§ **Data segment**:
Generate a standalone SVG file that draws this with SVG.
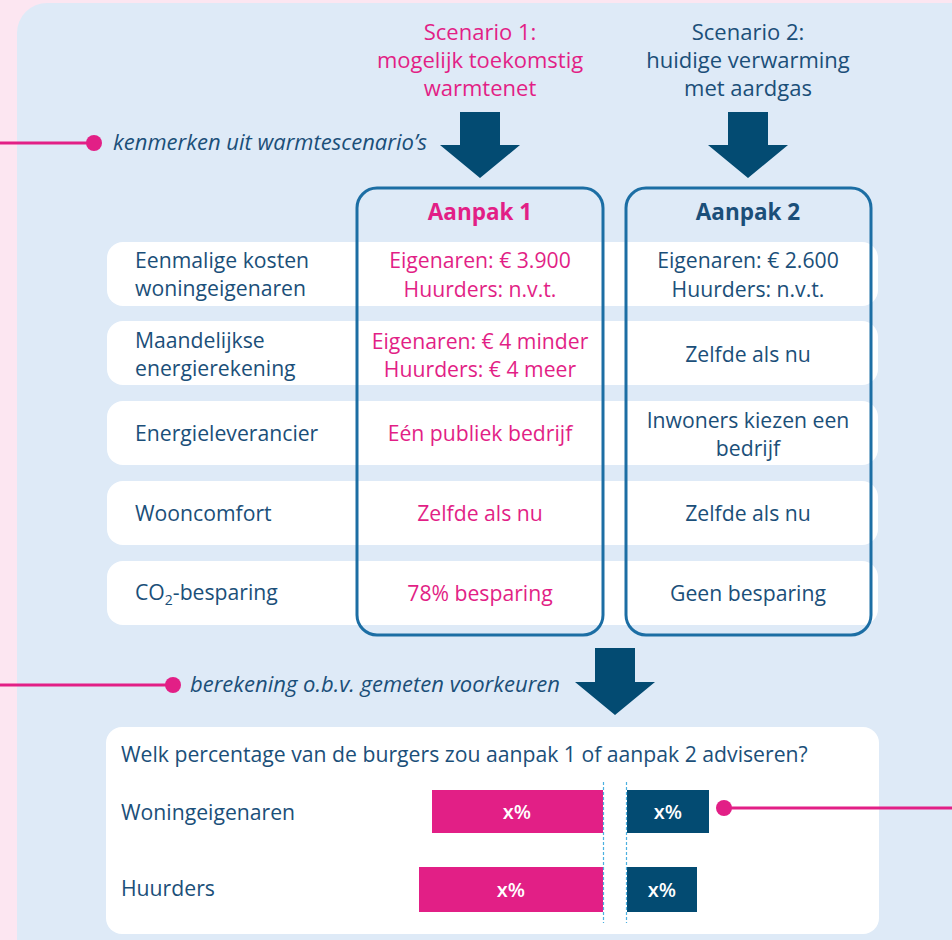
<svg xmlns="http://www.w3.org/2000/svg" width="952" height="940" viewBox="0 0 952 940">
<defs>
<style>
text{font-family:"Open Sans","Noto Sans","Liberation Sans",sans-serif;font-size:21.2px;fill:#1b4f79}
.p{fill:#e21f86}
.c{text-anchor:middle}
.t{font-size:22px}
.b{font-weight:700;font-size:22.5px}
.i{font-style:italic;font-size:22px}
.w{fill:#ffffff;font-weight:600;font-size:20px;text-anchor:middle}
.row{fill:#ffffff}
.col{fill:none;stroke:#1c6ea4;stroke-width:3}
.arrow{fill:#034b72}
.conn{stroke:#e21f86;stroke-width:3;fill:none}
.dot{fill:#e21f86}
.dash{stroke:#4ab0e0;stroke-width:1.2;stroke-dasharray:3 2}
</style>
</defs>
<rect x="0" y="0" width="952" height="940" fill="#fce6f1"/>
<rect x="17" y="3" width="980" height="980" rx="30" fill="#deeaf7"/>

<g id="scenario1">
<text class="p c t" x="480" y="40">Scenario 1:</text>
<text class="p c t" x="480" y="68">mogelijk toekomstig</text>
<text class="p c t" x="480" y="96">warmtenet</text>
</g>
<g id="scenario2">
<text class="c t" x="748" y="40">Scenario 2:</text>
<text class="c t" x="748" y="68">huidige verwarming</text>
<text class="c t" x="748" y="96">met aardgas</text>
</g>

<g id="label-kenmerken"><text class="i" x="113" y="150">kenmerken uit warmtescenario’s</text></g>
<g id="label-berekening"><text class="i" x="190" y="692">berekening o.b.v. gemeten voorkeuren</text></g>

<g id="rows">
<rect class="row" x="107" y="242" width="771" height="64" rx="16"/>
<rect class="row" x="107" y="321" width="771" height="64" rx="16"/>
<rect class="row" x="107" y="401" width="771" height="64" rx="16"/>
<rect class="row" x="107" y="481" width="771" height="64" rx="16"/>
<rect class="row" x="107" y="561" width="771" height="64" rx="16"/>
</g>

<g id="aanpak1">
<rect class="col" x="357" y="188" width="246" height="447" rx="20"/>
<text class="p c b" x="480" y="220">Aanpak 1</text>
<text class="p c" x="480" y="268">Eigenaren: € 3.900</text>
<text class="p c" x="480" y="297">Huurders: n.v.t.</text>
<text class="p c" x="480" y="349">Eigenaren: € 4 minder</text>
<text class="p c" x="480" y="377">Huurders: € 4 meer</text>
<text class="p c" x="480" y="441">Eén publiek bedrijf</text>
<text class="p c" x="480" y="521">Zelfde als nu</text>
<text class="p c" x="480" y="601">78% besparing</text>
</g>

<g id="aanpak2">
<rect class="col" x="626" y="188" width="245" height="447" rx="20"/>
<text class="c b" x="748" y="220">Aanpak 2</text>
<text class="c" x="748" y="268">Eigenaren: € 2.600</text>
<text class="c" x="748" y="297">Huurders: n.v.t.</text>
<text class="c" x="748" y="362">Zelfde als nu</text>
<text class="c" x="748" y="428">Inwoners kiezen een</text>
<text class="c" x="748" y="456">bedrijf</text>
<text class="c" x="748" y="521">Zelfde als nu</text>
<text class="c" x="748" y="601">Geen besparing</text>
</g>

<g id="labels">
<text x="135" y="268">Eenmalige kosten</text>
<text x="135" y="296">woningeigenaren</text>
<text x="135" y="348">Maandelijkse</text>
<text x="135" y="376">energierekening</text>
<text x="135" y="441">Energieleverancier</text>
<text x="135" y="521">Wooncomfort</text>
<text x="135" y="600">CO<tspan font-size="14" dy="5">2</tspan><tspan dy="-5">-besparing</tspan></text>
</g>

<g id="result">
<rect x="106" y="727" width="773" height="207" rx="16" fill="#ffffff"/>
<text x="121" y="762">Welk percentage van de burgers zou aanpak 1 of aanpak 2 adviseren?</text>
<text x="121" y="820">Woningeigenaren</text>
<text x="121" y="896">Huurders</text>
<rect x="432" y="790" width="171" height="43" fill="#e21f86"/>
<rect x="627" y="790" width="82" height="43" fill="#034b72"/>
<rect x="419" y="867" width="184" height="45" fill="#e21f86"/>
<rect x="627" y="867" width="70" height="45" fill="#034b72"/>
<line class="dash" x1="603.5" y1="782" x2="603.5" y2="923"/>
<line class="dash" x1="626.5" y1="782" x2="626.5" y2="923"/>
<text class="w" x="517" y="819">x%</text>
<text class="w" x="668" y="819">x%</text>
<text class="w" x="511" y="897">x%</text>
<text class="w" x="662" y="897">x%</text>
</g>

<g id="connectors">
<line class="conn" x1="0" y1="143" x2="94" y2="143"/>
<circle class="dot" cx="94" cy="143" r="8"/>
<line class="conn" x1="0" y1="685" x2="173" y2="685"/>
<circle class="dot" cx="173" cy="685" r="8"/>
<line class="conn" x1="724" y1="808" x2="952" y2="808"/>
<circle class="dot" cx="724" cy="808" r="8"/>
<polygon class="arrow" points="460,112 500,112 500,145 520,145 480,178 440,145 460,145"/>
<polygon class="arrow" points="728,112 768,112 768,145 788,145 748,178 708,145 728,145"/>
<polygon class="arrow" points="595,648 635,648 635,682 655,682 615,715 575,682 595,682"/>
</g>
</svg>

§ **Your objective**:
Transcribe the listing in full. Omit the pictures and keep every line exact.

§ **Result of the exercise**:
Generate a standalone SVG file that draws this with SVG.
<svg xmlns="http://www.w3.org/2000/svg" width="952" height="940" viewBox="0 0 952 940">
<defs>
<style>
text{font-family:"Open Sans","Noto Sans","Liberation Sans",sans-serif;font-size:21.2px;fill:#1b4f79}
.p{fill:#e21f86}
.c{text-anchor:middle}
.t{font-size:22px}
.b{font-weight:700;font-size:22.5px}
.i{font-style:italic;font-size:22px}
.w{fill:#ffffff;font-weight:600;font-size:20px;text-anchor:middle}
.row{fill:#ffffff}
.col{fill:none;stroke:#1c6ea4;stroke-width:3}
.arrow{fill:#034b72}
.conn{stroke:#e21f86;stroke-width:3;fill:none}
.dot{fill:#e21f86}
.dash{stroke:#4ab0e0;stroke-width:1.2;stroke-dasharray:3 2}
</style>
</defs>
<rect x="0" y="0" width="952" height="940" fill="#fce6f1"/>
<rect x="17" y="3" width="980" height="980" rx="30" fill="#deeaf7"/>

<g id="scenario1">
<text class="p c t" x="480" y="40">Scenario 1:</text>
<text class="p c t" x="480" y="68">mogelijk toekomstig</text>
<text class="p c t" x="480" y="96">warmtenet</text>
</g>
<g id="scenario2">
<text class="c t" x="748" y="40">Scenario 2:</text>
<text class="c t" x="748" y="68">huidige verwarming</text>
<text class="c t" x="748" y="96">met aardgas</text>
</g>

<g id="label-kenmerken"><text class="i" x="113" y="150">kenmerken uit warmtescenario’s</text></g>
<g id="label-berekening"><text class="i" x="190" y="692">berekening o.b.v. gemeten voorkeuren</text></g>

<g id="rows">
<rect class="row" x="107" y="242" width="771" height="64" rx="16"/>
<rect class="row" x="107" y="321" width="771" height="64" rx="16"/>
<rect class="row" x="107" y="401" width="771" height="64" rx="16"/>
<rect class="row" x="107" y="481" width="771" height="64" rx="16"/>
<rect class="row" x="107" y="561" width="771" height="64" rx="16"/>
</g>

<g id="aanpak1">
<rect class="col" x="357" y="188" width="246" height="447" rx="20"/>
<text class="p c b" x="480" y="220">Aanpak 1</text>
<text class="p c" x="480" y="268">Eigenaren: € 3.900</text>
<text class="p c" x="480" y="297">Huurders: n.v.t.</text>
<text class="p c" x="480" y="349">Eigenaren: € 4 minder</text>
<text class="p c" x="480" y="377">Huurders: € 4 meer</text>
<text class="p c" x="480" y="441">Eén publiek bedrijf</text>
<text class="p c" x="480" y="521">Zelfde als nu</text>
<text class="p c" x="480" y="601">78% besparing</text>
</g>

<g id="aanpak2">
<rect class="col" x="626" y="188" width="245" height="447" rx="20"/>
<text class="c b" x="748" y="220">Aanpak 2</text>
<text class="c" x="748" y="268">Eigenaren: € 2.600</text>
<text class="c" x="748" y="297">Huurders: n.v.t.</text>
<text class="c" x="748" y="362">Zelfde als nu</text>
<text class="c" x="748" y="428">Inwoners kiezen een</text>
<text class="c" x="748" y="456">bedrijf</text>
<text class="c" x="748" y="521">Zelfde als nu</text>
<text class="c" x="748" y="601">Geen besparing</text>
</g>

<g id="labels">
<text x="135" y="268">Eenmalige kosten</text>
<text x="135" y="296">woningeigenaren</text>
<text x="135" y="348">Maandelijkse</text>
<text x="135" y="376">energierekening</text>
<text x="135" y="441">Energieleverancier</text>
<text x="135" y="521">Wooncomfort</text>
<text x="135" y="600">CO<tspan font-size="14" dy="5">2</tspan><tspan dy="-5">-besparing</tspan></text>
</g>

<g id="result">
<rect x="106" y="727" width="773" height="207" rx="16" fill="#ffffff"/>
<text x="121" y="762">Welk percentage van de burgers zou aanpak 1 of aanpak 2 adviseren?</text>
<text x="121" y="820">Woningeigenaren</text>
<text x="121" y="896">Huurders</text>
<rect x="432" y="790" width="171" height="43" fill="#e21f86"/>
<rect x="627" y="790" width="82" height="43" fill="#034b72"/>
<rect x="419" y="867" width="184" height="45" fill="#e21f86"/>
<rect x="627" y="867" width="70" height="45" fill="#034b72"/>
<line class="dash" x1="603.5" y1="782" x2="603.5" y2="923"/>
<line class="dash" x1="626.5" y1="782" x2="626.5" y2="923"/>
<text class="w" x="517" y="819">x%</text>
<text class="w" x="668" y="819">x%</text>
<text class="w" x="511" y="897">x%</text>
<text class="w" x="662" y="897">x%</text>
</g>

<g id="connectors">
<line class="conn" x1="0" y1="143" x2="94" y2="143"/>
<circle class="dot" cx="94" cy="143" r="8"/>
<line class="conn" x1="0" y1="685" x2="173" y2="685"/>
<circle class="dot" cx="173" cy="685" r="8"/>
<line class="conn" x1="724" y1="808" x2="952" y2="808"/>
<circle class="dot" cx="724" cy="808" r="8"/>
<polygon class="arrow" points="460,112 500,112 500,145 520,145 480,178 440,145 460,145"/>
<polygon class="arrow" points="728,112 768,112 768,145 788,145 748,178 708,145 728,145"/>
<polygon class="arrow" points="595,648 635,648 635,682 655,682 615,715 575,682 595,682"/>
</g>
</svg>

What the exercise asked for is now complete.